Đoàn Văn Toại

Đoàn Văn Toại (1945 in Vietnam – November 2017 in California[1]) was a Vietnamese-born naturalized American activist and the author of The Vietnamese Gulag (Simon & Schuster, 1986).

Biography

Doan became an antiwar activist, a supporter of the National Liberation Front and vice president of the Saigon Student Union in 1969 and 1970, and spent time in jails in South Vietnam for antigovernment activities as a student leader. After the invasion of the North Vietnamese Army and the end of the Vietnam War in 1975, he became a senior official of the Ministry of Finance under the Provisional Government. He soon disagreed on purely professional grounds with a superior official and was jailed for 28 months. He left Vietnam in May 1978 and went into exile in Paris.

In 1989, he was shot and seriously wounded by two Asian males as he was walking in the area around his home in California.[2] The shooting happened during a spate of attacks on foreign resident dissident Vietnamese and was widely believed to have been politically motivated.[2] Doan's advocacy of the recognition of the government of Vietnam and proposal that the US government should establish diplomatic ties was not universally liked in the Vietnamese community and there was speculation that he was shot by anti-Communist protestors.[2][3]

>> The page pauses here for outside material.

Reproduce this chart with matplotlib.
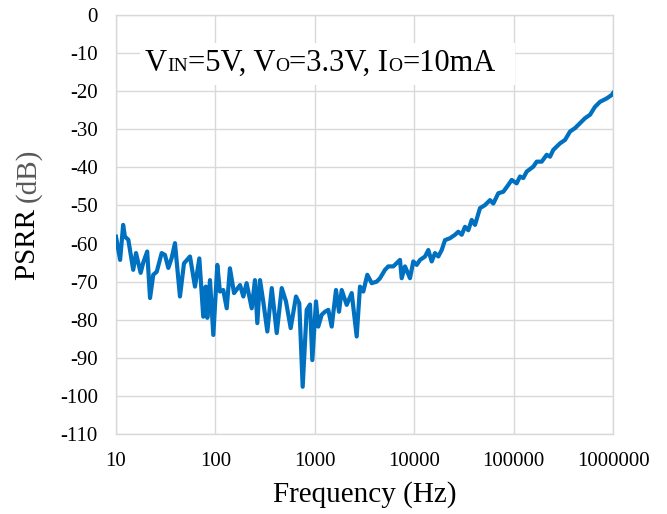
import numpy as np
import matplotlib
matplotlib.use("Agg")
import matplotlib.pyplot as plt
from matplotlib.ticker import FixedLocator, FuncFormatter, NullLocator
from matplotlib.patches import Rectangle

plt.rcParams['font.family'] = ['Liberation Serif', 'DejaVu Serif']

freq = [10, 11, 11.8, 12.3, 13.3, 14.9, 15.9, 17.7, 18.8, 20.6, 22.0, 23.7, 25.7,
        28.8, 31.1, 33.6, 36.3, 39.2, 44.0, 48.3, 55.5, 62.3, 68.9, 75.5, 79.9,
        82.9, 88.2, 95.3, 104.5, 111, 120, 130, 140, 154, 177, 191, 206, 232,
        250, 264, 281, 303, 333, 369, 414, 465, 513, 572, 647, 698, 755, 829,
        895, 944, 1028, 1084, 1173, 1266, 1367, 1479, 1634, 1752, 1865, 2094,
        2351, 2639, 2849, 3075, 3375, 3736, 4194, 4529, 5084, 5488, 6161, 7196,
        7484, 8080, 9072, 9793, 10600, 11440, 12850, 13870, 15000, 16190, 17480,
        18910, 20410, 22920, 25730, 27780, 30060, 32440, 35020, 37890, 40900,
        45920, 51550, 57880, 62500, 70180, 78790, 88460, 95700, 107400, 116000,
        125200, 135500, 157900, 170800, 191800, 215300, 232400, 250900, 293000,
        329000, 369400, 414700, 465600, 522700, 586900, 659000, 739800, 864500,
        970300, 1000000]
psrr = [-58.2, -64.3, -55.1, -58.2, -59.0, -66.9, -62.5, -67.7, -65.0, -62.1, -74.3,
        -68.2, -67.4, -62.5, -63.0, -66.4, -63.8, -59.9, -73.9, -65.2, -63.4, -71.3,
        -63.9, -79.2, -71.3, -79.5, -69.6, -84.0, -65.6, -72.6, -72.2, -77.0, -66.5,
        -73.0, -70.9, -73.9, -70.4, -77.0, -69.6, -80.9, -69.6, -75.2, -83.1, -71.7,
        -83.5, -71.7, -75.2, -82.2, -73.9, -75.7, -97.6, -77.4, -76.0, -90.6, -75.2,
        -81.8, -78.7, -77.9, -77.4, -81.8, -72.2, -77.9, -72.2, -76.1, -73.0, -84.4,
        -71.3, -72.6, -68.2, -70.4, -70.0, -69.1, -66.9, -66.0, -66.0, -64.3, -69.1,
        -66.0, -69.1, -64.7, -65.6, -64.3, -63.4, -61.7, -64.7, -62.5, -63.4, -61.7,
        -59.1, -58.6, -57.7, -56.9, -57.7, -55.6, -56.5, -53.8, -55.1, -50.7, -49.9,
        -48.6, -49.5, -46.8, -46.4, -44.6, -43.3, -44.2, -42.4, -42.8, -41.1, -39.8,
        -38.5, -38.5, -36.7, -37.2, -35.4, -33.7, -32.8, -30.6, -29.7, -28.4, -27.1,
        -26.2, -24.1, -22.8, -21.9, -21.0, -20.5]

x_ticks = [10, 100, 1000, 10000, 100000, 1000000]
y_ticks = list(range(-110, 1, 10))

W, H = 667, 514
fig = plt.figure(figsize=(W / 100, H / 100), dpi=100)
ax = fig.add_axes([116 / W, 80 / H, 497 / W, 419 / H])

ax.plot(freq, psrr, color='#0070C0', lw=3.0, solid_joinstyle='round', zorder=3)

ax.set_xscale('log')
ax.set_xlim(10, 1e6)
ax.set_ylim(-110, 0)
ax.xaxis.set_major_locator(FixedLocator(x_ticks))
ax.xaxis.set_minor_locator(NullLocator())
ax.xaxis.set_major_formatter(FuncFormatter(lambda v, p: '%d' % round(v)))
ax.yaxis.set_major_locator(FixedLocator(y_ticks))
ax.yaxis.set_major_formatter(FuncFormatter(lambda v, p: '%d' % round(v)))

ax.grid(True, color='#D9D9D9', lw=1.0)
ax.set_axisbelow(True)
for s in ax.spines.values():
    s.set_color('#D9D9D9')
    s.set_linewidth(1.0)
ax.tick_params(length=0, pad=13, labelsize=15)

ax.set_xlabel('Frequency (Hz)', fontsize=21, va='center')
ax.xaxis.set_label_coords(0.5, (434 - 495) / 419)

# white label box over the grid
ax.add_patch(Rectangle((0.048, 0.833), 0.755, 0.1, transform=ax.transAxes,
                       facecolor='white', edgecolor='none', zorder=2))

fig.canvas.draw()
r = fig.canvas.get_renderer()

# y label: "PSRR" black, "(dB)" grey, rotated, reading bottom to top
yp = H - 280
for txt, col in [('PSRR ', 'black'), ('(dB)', '#595959')]:
    t = fig.text(35 / W, yp / H, txt, fontsize=21, rotation=90, rotation_mode='anchor',
                 ha='left', va='baseline', color=col)
    yp += t.get_window_extent(r).height

# condition text with small-caps subscripts
pieces = [('V', 22), ('IN', 14), ('=5V, V', 22), ('O', 14), ('=3.3V, I', 22),
          ('O', 14), ('=10mA', 22)]
xp, yb = 145, H - 71
for txt, sz in pieces:
    t = fig.text(xp / W, yb / H, txt, fontsize=sz, va='baseline', ha='left', zorder=4)
    xp += t.get_window_extent(r).width

fig.savefig('out.png', dpi=100)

Doan Van Toai was also the author of these books:

  • Documents on prisons in Viet-Nam
  • A Vietcong Memoir (Mémoires d'un Vietcong, w/ Nhu Tang Truong, David Chanoff)
  • Vietnam: A Portrait of its People at War (w/ David Chanoff)
  • Portrait of the Enemy: The Other Side of Vietnam, Told through Interviews with North Vietnamese, Former Vietcong and Southern Opposition Leaders (w/ David Chanoff).

References

  1. BBC News, December 1, 2017, Văn Toại và sinh viên Sài Gòn một thời. Retrieved August 25, 2019.
  2. "Vietnamese Author Who Advocated Ties With Hanoi Is Shot". New York Times. August 22, 1989. Retrieved April 10, 2011.
  3. William F. Buckley Jr. (October 9, 1989). "Vietnamese disagree on path to democracy". Anchorage Daily News. Retrieved April 10, 2011.